¿Qué mejor imagen que un espejo roto para definir la España actual? El ciudadano no puede mirarse en ninguno, pues todos están hechos añicos. A vueltas con políticos, empresarios, medios de comunicación, etc., durante años la corrupción ha galopado por cada recoveco de nuestra geografía dejándonos indefensos, sin instituciones fiables a las que asirnos.
Esta atmósfera envuelve a los personajes de Todos los espejos, rotos. Y ello porque, a poco que hurguemos en nuestra sociedad, la corrupción es un río que nos arrastra a todos, aunque unos se hayan hundido más que otros.
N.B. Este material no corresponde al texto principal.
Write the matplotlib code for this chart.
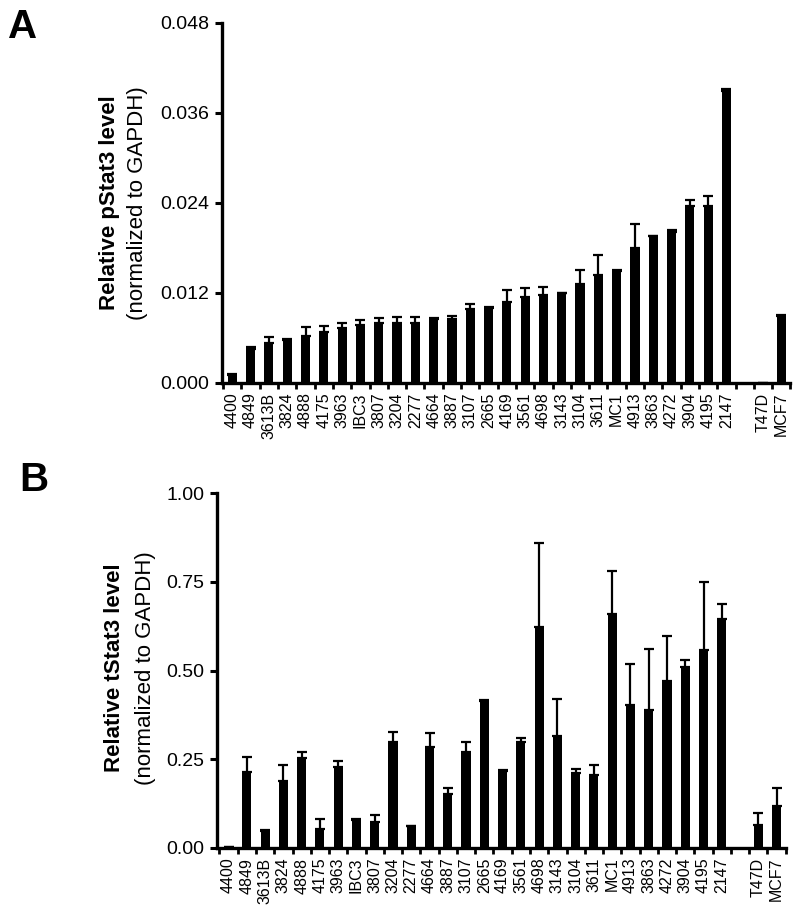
import matplotlib
matplotlib.use("Agg")
import matplotlib.pyplot as plt
import numpy as np

plt.rcParams['font.family'] = ['Liberation Sans', 'DejaVu Sans']

cell_lines = ["4400", "4849", "3613B", "3824", "4888", "4175", "3963", "IBC3", "3807",
              "3204", "2277", "4664", "3887", "3107", "2665", "4169", "3561", "4698",
              "3143", "3104", "3611", "MC1", "4913", "3863", "4272", "3904", "4195", "2147"]
controls = ["T47D", "MCF7"]

pstat3 = [0.0010, 0.0045, 0.0053, 0.0057, 0.0062, 0.0067, 0.0073, 0.0077, 0.0079, 0.0080,
          0.0080, 0.0085, 0.0085, 0.0098, 0.0100, 0.0107, 0.0114, 0.0117, 0.0119, 0.0131,
          0.0143, 0.0149, 0.0180, 0.0195, 0.0201, 0.0235, 0.0236, 0.0389]
pstat3_err = [0.0002, 0.0003, 0.0008, 0.0001, 0.0012, 0.0008, 0.0007, 0.0006, 0.0007, 0.0007,
              0.0008, 0.0001, 0.0004, 0.0007, 0.0001, 0.0017, 0.0012, 0.0011, 0.0001, 0.0019,
              0.0027, 0.0001, 0.0032, 0.0001, 0.0003, 0.0008, 0.0013, 0.0003]
pstat3_ctrl = [0.0, 0.0089]
pstat3_ctrl_err = [0.0, 0.0001]

tstat3 = [0.003, 0.213, 0.048, 0.190, 0.253, 0.053, 0.227, 0.079, 0.072, 0.300,
          0.061, 0.285, 0.153, 0.270, 0.414, 0.217, 0.299, 0.622, 0.315, 0.212,
          0.207, 0.660, 0.404, 0.389, 0.470, 0.511, 0.558, 0.644]
tstat3_err = [0.0, 0.044, 0.002, 0.045, 0.018, 0.030, 0.018, 0.002, 0.020, 0.026,
              0.002, 0.039, 0.015, 0.029, 0.003, 0.004, 0.011, 0.236, 0.106, 0.010,
              0.026, 0.119, 0.115, 0.172, 0.127, 0.019, 0.190, 0.042]
tstat3_ctrl = [0.064, 0.117]
tstat3_ctrl_err = [0.036, 0.053]

labels = cell_lines + controls
n = len(cell_lines)
x = np.concatenate([np.arange(n), np.arange(n + 1, n + 1 + len(controls))])

fig = plt.figure(figsize=(8, 9.15), dpi=100)
axA = fig.add_axes([221.7 / 800, 1 - 382.7 / 915, (790.5 - 221.7) / 800, (382.7 - 22.7) / 915])
axB = fig.add_axes([216.7 / 800, 1 - 848 / 915, (785.7 - 216.7) / 800, (848 - 493) / 915])


def draw(ax, vals, errs, ylim, yticks, fmt, xl):
    vals = np.asarray(vals)
    errs = np.asarray(errs)
    ax.bar(x, vals, width=0.5, color='black', zorder=2)
    ax.errorbar(x, vals, yerr=[np.zeros_like(errs), errs], fmt='none', ecolor='black',
                elinewidth=1.6, capsize=3.6, capthick=1.6, zorder=3)
    ax.set_ylim(*ylim)
    ax.set_xlim(*xl)
    ax.set_yticks(yticks)
    ax.set_yticklabels([fmt.format(t) for t in yticks])
    ax.set_xticks(x)
    ax.set_xticklabels(labels, rotation=90, fontsize=11.5)
    ax.set_xticks(np.arange(-0.5, n + 3, 1.0), minor=True)
    ax.tick_params(axis='x', which='major', length=0, pad=7)
    ax.tick_params(axis='x', which='minor', length=4, width=2, direction='out')
    ax.tick_params(axis='y', which='major', length=5, width=2.2, direction='out',
                   labelsize=14, pad=4)
    for s in ['top', 'right']:
        ax.spines[s].set_visible(False)
    for s in ['left', 'bottom']:
        ax.spines[s].set_linewidth(2.4)
        ax.spines[s].set_capstyle('projecting')


draw(axA, pstat3 + pstat3_ctrl, pstat3_err + pstat3_ctrl_err, (0, 0.048),
     [0.0, 0.012, 0.024, 0.036, 0.048], "{:.3f}", (-0.58, 30.5))
draw(axB, tstat3 + tstat3_ctrl, tstat3_err + tstat3_ctrl_err, (0, 1.0),
     [0.0, 0.25, 0.5, 0.75, 1.0], "{:.2f}", (-0.65, 30.5))

# y labels
fig.text(110 / 800, 1 - 202.7 / 915, "Relative pStat3 level", rotation=90,
         ha='center', va='center', fontsize=16, fontweight='bold')
fig.text(138 / 800, 1 - 202.7 / 915, "(normalized to GAPDH)", rotation=90,
         ha='center', va='center', fontsize=16)
fig.text(115 / 800, 1 - 668 / 915, "Relative tStat3 level", rotation=90,
         ha='center', va='center', fontsize=16, fontweight='bold')
fig.text(145 / 800, 1 - 668 / 915, "(normalized to GAPDH)", rotation=90,
         ha='center', va='center', fontsize=16)

# panel letters
fig.text(8 / 800, 1 - 8 / 915, "A", ha='left', va='top', fontsize=29, fontweight='bold')
fig.text(19 / 800, 1 - 461 / 915, "B", ha='left', va='top', fontsize=29, fontweight='bold')

fig.savefig("out.png", dpi=100)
De alguna manera, todos somos un poco responsables de lo que sucede. La moral no entiende de números, pero la ley y el hombre diferencian con precisión el grado de culpabilidad y distinguen entre la factura sin IVA del taller, el sobrecoste de una obra pública o los sobornos a los partidos políticos.
La novela presenta a un joven periodista, con empleo precario, que nos pasea por las calles de Zaragoza para mostrarnos un microcosmos en el que conviven la familia, los amigos y una sociedad que va desde los bajos fondos hasta las más altas azoteas del poder. A través de una trama de novela negra en la que no falta el asesinato, el chantaje o la evasión de auténticas fortunas a paraísos fiscales, el protagonista nos descubre la cara oculta de instituciones en apariencia modélicas y de personas que deberían serlo. Un entorno sobremanera negativo que genera malestar entre la población, provoca desconfianzas y aboca a la gente a soluciones a veces desesperadas. ¿No quedan alternativas, no hay un rincón donde acunar la esperanza?